What is being asked » Transcribe the records that follow exactly. Skip the pictures.

** Begin Data in this exercise **

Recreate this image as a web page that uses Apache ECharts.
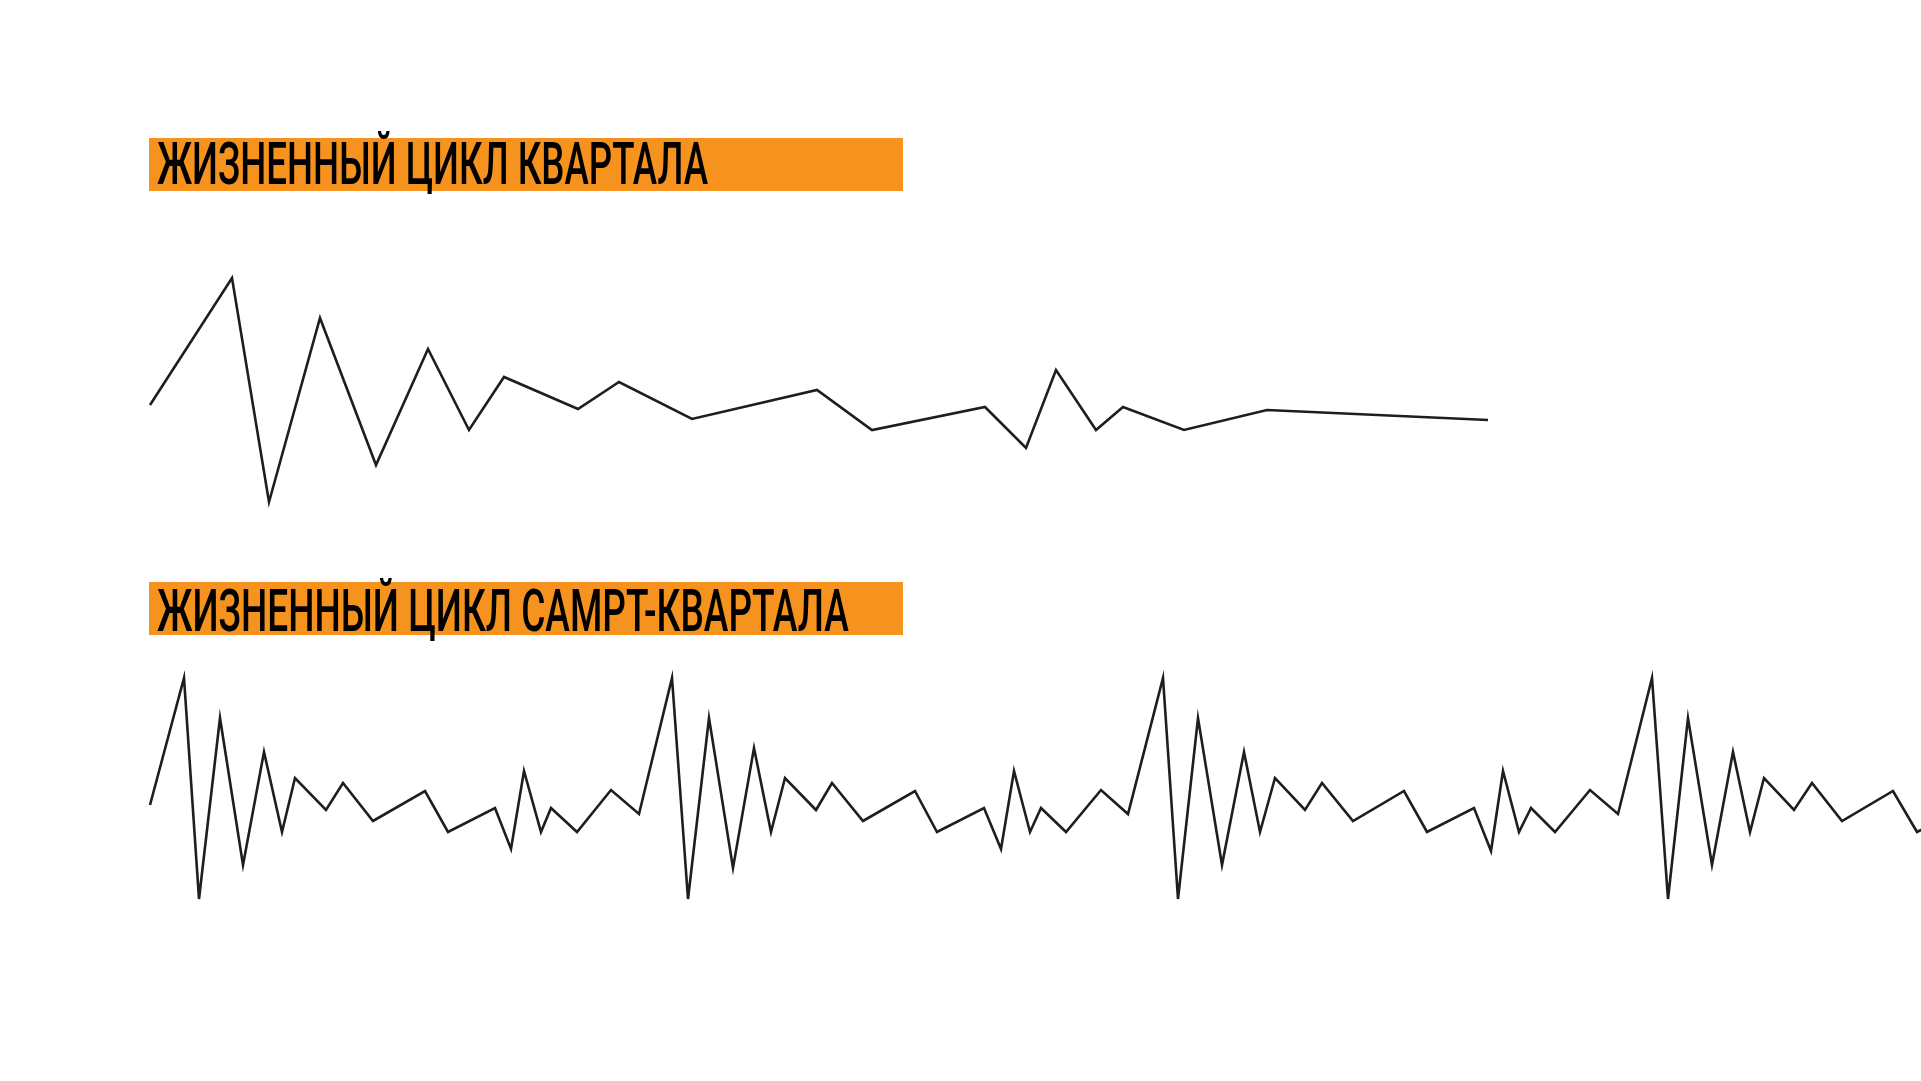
<!DOCTYPE html>
<html>
<head>
<meta charset="utf-8">
<script src="https://cdn.jsdelivr.net/npm/echarts@6/dist/echarts.min.js"></script>
<style>
html,body{margin:0;padding:0;background:#fff;}
#c{width:1921px;height:1081px;}
</style>
</head>
<body>
<div id="c"></div>
<script>
// Titles
const titleTop = 'ЖИЗНЕННЫЙ ЦИКЛ КВАРТАЛА';
const titleBottom = 'ЖИЗНЕННЫЙ ЦИКЛ САМРТ-КВАРТАЛА';

// Ordinary quarter life cycle: time (x) and value (y)
const quarterT = [0, 8.2, 11.9, 17.0, 22.6, 27.8, 31.9, 35.4, 42.8, 46.9, 54.2, 66.7, 72.2, 83.5, 87.6, 90.6, 94.6, 97.3, 103.4, 111.7, 133.8];
const quarterV = [10.5, 23.2, 0.8, 19.2, 4.5, 16.1, 8.0, 13.3, 10.1, 12.8, 9.1, 12.0, 8.0, 10.3, 6.2, 14.0, 8.0, 10.3, 8.0, 10.0, 9.0];

// Smart quarter life cycle: time (x) and value (y)
const smartT = [
  0, 3.4, 4.9, 7.0, 9.3, 11.4, 13.2, 14.5, 17.6, 19.3, 22.3, 27.5, 29.8, 34.5, 36.1, 37.4, 39.1, 40.1, 42.7, 46.1, 48.9,
  52.2, 53.8, 55.9, 58.3, 60.4, 62.1, 63.5, 66.6, 68.2, 71.3, 76.5, 78.7, 83.4, 85.1, 86.4, 88.0, 89.1, 91.6, 95.1, 97.8,
  101.3, 102.8, 104.8, 107.2, 109.4, 111.0, 112.5, 115.5, 117.2, 120.3, 125.4, 127.7, 132.4, 134.1, 135.3, 136.9, 138.1, 140.5, 144.0, 146.8,
  150.2, 151.8, 153.8, 156.2, 158.3, 160.0, 161.4, 164.4, 166.2, 169.2, 174.3, 176.7, 181.4
];
const smartV = [
  10.5, 23.2, 1.1, 19.2, 4.5, 15.8, 7.8, 13.2, 10.0, 12.7, 8.9, 11.9, 7.8, 10.2, 6.1, 13.9, 7.8, 10.2, 7.8, 12.0, 9.6,
  23.2, 1.1, 19.2, 4.2, 16.2, 7.8, 13.2, 10.0, 12.7, 8.9, 11.9, 7.8, 10.2, 6.1, 13.9, 7.8, 10.2, 7.8, 12.0, 9.6,
  23.2, 1.1, 19.2, 4.5, 15.8, 7.8, 13.2, 10.0, 12.7, 8.9, 11.9, 7.8, 10.2, 5.9, 13.9, 7.8, 10.2, 7.8, 12.0, 9.6,
  23.2, 1.1, 19.2, 4.5, 15.8, 7.8, 13.2, 10.0, 12.7, 8.9, 11.9, 7.8, 10.2
];

const pair = (xs, ys) => xs.map((x, i) => [x, ys[i]]);

const chart = echarts.init(document.getElementById('c'), null, {renderer: 'canvas'});

const hiddenX = (idx) => ({
  type: 'value', gridIndex: idx, min: 0, max: 177.1,
  axisLine: {show: false}, axisTick: {show: false}, axisLabel: {show: false}, splitLine: {show: false}
});
const hiddenY = (idx) => ({
  type: 'value', gridIndex: idx, min: 0, max: 25,
  axisLine: {show: false}, axisTick: {show: false}, axisLabel: {show: false}, splitLine: {show: false}
});

const orange = '#F6921E';
const lineColor = '#1e1e1e';

function titleGroup(text, top, textY, scale) {
  return {
    type: 'group',
    children: [
      {type: 'rect', shape: {x: 149, y: top, width: 754, height: 53}, style: {fill: orange}},
      {
        type: 'text', x: 157, y: textY, scaleX: scale,
        style: {
          text: text, fill: '#000', font: '500 60px Roboto',
          align: 'left', verticalAlign: 'alphabetic'
        }
      }
    ]
  };
}

chart.setOption({
  animation: false,
  backgroundColor: '#fff',
  grid: [
    {left: 150, top: 260, width: 1771, height: 250},
    {left: 150, top: 660, width: 1771, height: 250}
  ],
  xAxis: [hiddenX(0), hiddenX(1)],
  yAxis: [hiddenY(0), hiddenY(1)],
  series: [
    {
      type: 'line', xAxisIndex: 0, yAxisIndex: 0, data: pair(quarterT, quarterV),
      showSymbol: false, symbol: 'none', lineStyle: {color: lineColor, width: 2.6, join: 'miter'}, clip: true
    },
    {
      type: 'line', xAxisIndex: 1, yAxisIndex: 1, data: pair(smartT, smartV),
      showSymbol: false, symbol: 'none', lineStyle: {color: lineColor, width: 2.6, join: 'miter'}, clip: true
    }
  ],
  graphic: [
    titleGroup(titleTop, 138, 139, 0.611),
    titleGroup(titleBottom, 582, 586, 0.617)
  ]
});
</script>
</body>
</html>
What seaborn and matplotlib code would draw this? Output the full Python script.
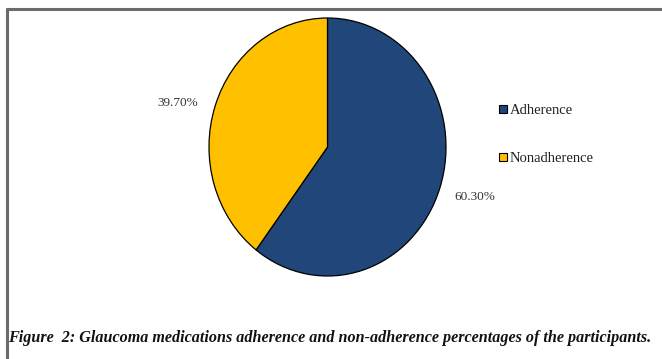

** End Data in this exercise **

Output of the exercise »
Recreate this image as a web page that uses Apache ECharts.
<!DOCTYPE html>
<html>
<head>
<meta charset="utf-8">
<script src="https://cdn.jsdelivr.net/npm/echarts@6/dist/echarts.min.js"></script>
<style>
html,body{margin:0;padding:0;background:#fff;}
#c{width:1921px;height:1081px;}
</style>
</head>
<body>
<div id="c"></div>
<script>
// Titles
const titleTop = 'ЖИЗНЕННЫЙ ЦИКЛ КВАРТАЛА';
const titleBottom = 'ЖИЗНЕННЫЙ ЦИКЛ САМРТ-КВАРТАЛА';

// Ordinary quarter life cycle: time (x) and value (y)
const quarterT = [0, 8.2, 11.9, 17.0, 22.6, 27.8, 31.9, 35.4, 42.8, 46.9, 54.2, 66.7, 72.2, 83.5, 87.6, 90.6, 94.6, 97.3, 103.4, 111.7, 133.8];
const quarterV = [10.5, 23.2, 0.8, 19.2, 4.5, 16.1, 8.0, 13.3, 10.1, 12.8, 9.1, 12.0, 8.0, 10.3, 6.2, 14.0, 8.0, 10.3, 8.0, 10.0, 9.0];

// Smart quarter life cycle: time (x) and value (y)
const smartT = [
  0, 3.4, 4.9, 7.0, 9.3, 11.4, 13.2, 14.5, 17.6, 19.3, 22.3, 27.5, 29.8, 34.5, 36.1, 37.4, 39.1, 40.1, 42.7, 46.1, 48.9,
  52.2, 53.8, 55.9, 58.3, 60.4, 62.1, 63.5, 66.6, 68.2, 71.3, 76.5, 78.7, 83.4, 85.1, 86.4, 88.0, 89.1, 91.6, 95.1, 97.8,
  101.3, 102.8, 104.8, 107.2, 109.4, 111.0, 112.5, 115.5, 117.2, 120.3, 125.4, 127.7, 132.4, 134.1, 135.3, 136.9, 138.1, 140.5, 144.0, 146.8,
  150.2, 151.8, 153.8, 156.2, 158.3, 160.0, 161.4, 164.4, 166.2, 169.2, 174.3, 176.7, 181.4
];
const smartV = [
  10.5, 23.2, 1.1, 19.2, 4.5, 15.8, 7.8, 13.2, 10.0, 12.7, 8.9, 11.9, 7.8, 10.2, 6.1, 13.9, 7.8, 10.2, 7.8, 12.0, 9.6,
  23.2, 1.1, 19.2, 4.2, 16.2, 7.8, 13.2, 10.0, 12.7, 8.9, 11.9, 7.8, 10.2, 6.1, 13.9, 7.8, 10.2, 7.8, 12.0, 9.6,
  23.2, 1.1, 19.2, 4.5, 15.8, 7.8, 13.2, 10.0, 12.7, 8.9, 11.9, 7.8, 10.2, 5.9, 13.9, 7.8, 10.2, 7.8, 12.0, 9.6,
  23.2, 1.1, 19.2, 4.5, 15.8, 7.8, 13.2, 10.0, 12.7, 8.9, 11.9, 7.8, 10.2
];

const pair = (xs, ys) => xs.map((x, i) => [x, ys[i]]);

const chart = echarts.init(document.getElementById('c'), null, {renderer: 'canvas'});

const hiddenX = (idx) => ({
  type: 'value', gridIndex: idx, min: 0, max: 177.1,
  axisLine: {show: false}, axisTick: {show: false}, axisLabel: {show: false}, splitLine: {show: false}
});
const hiddenY = (idx) => ({
  type: 'value', gridIndex: idx, min: 0, max: 25,
  axisLine: {show: false}, axisTick: {show: false}, axisLabel: {show: false}, splitLine: {show: false}
});

const orange = '#F6921E';
const lineColor = '#1e1e1e';

function titleGroup(text, top, textY, scale) {
  return {
    type: 'group',
    children: [
      {type: 'rect', shape: {x: 149, y: top, width: 754, height: 53}, style: {fill: orange}},
      {
        type: 'text', x: 157, y: textY, scaleX: scale,
        style: {
          text: text, fill: '#000', font: '500 60px Roboto',
          align: 'left', verticalAlign: 'alphabetic'
        }
      }
    ]
  };
}

chart.setOption({
  animation: false,
  backgroundColor: '#fff',
  grid: [
    {left: 150, top: 260, width: 1771, height: 250},
    {left: 150, top: 660, width: 1771, height: 250}
  ],
  xAxis: [hiddenX(0), hiddenX(1)],
  yAxis: [hiddenY(0), hiddenY(1)],
  series: [
    {
      type: 'line', xAxisIndex: 0, yAxisIndex: 0, data: pair(quarterT, quarterV),
      showSymbol: false, symbol: 'none', lineStyle: {color: lineColor, width: 2.6, join: 'miter'}, clip: true
    },
    {
      type: 'line', xAxisIndex: 1, yAxisIndex: 1, data: pair(smartT, smartV),
      showSymbol: false, symbol: 'none', lineStyle: {color: lineColor, width: 2.6, join: 'miter'}, clip: true
    }
  ],
  graphic: [
    titleGroup(titleTop, 138, 139, 0.611),
    titleGroup(titleBottom, 582, 586, 0.617)
  ]
});
</script>
</body>
</html>
What seaborn and matplotlib code would draw this? Output the full Python script.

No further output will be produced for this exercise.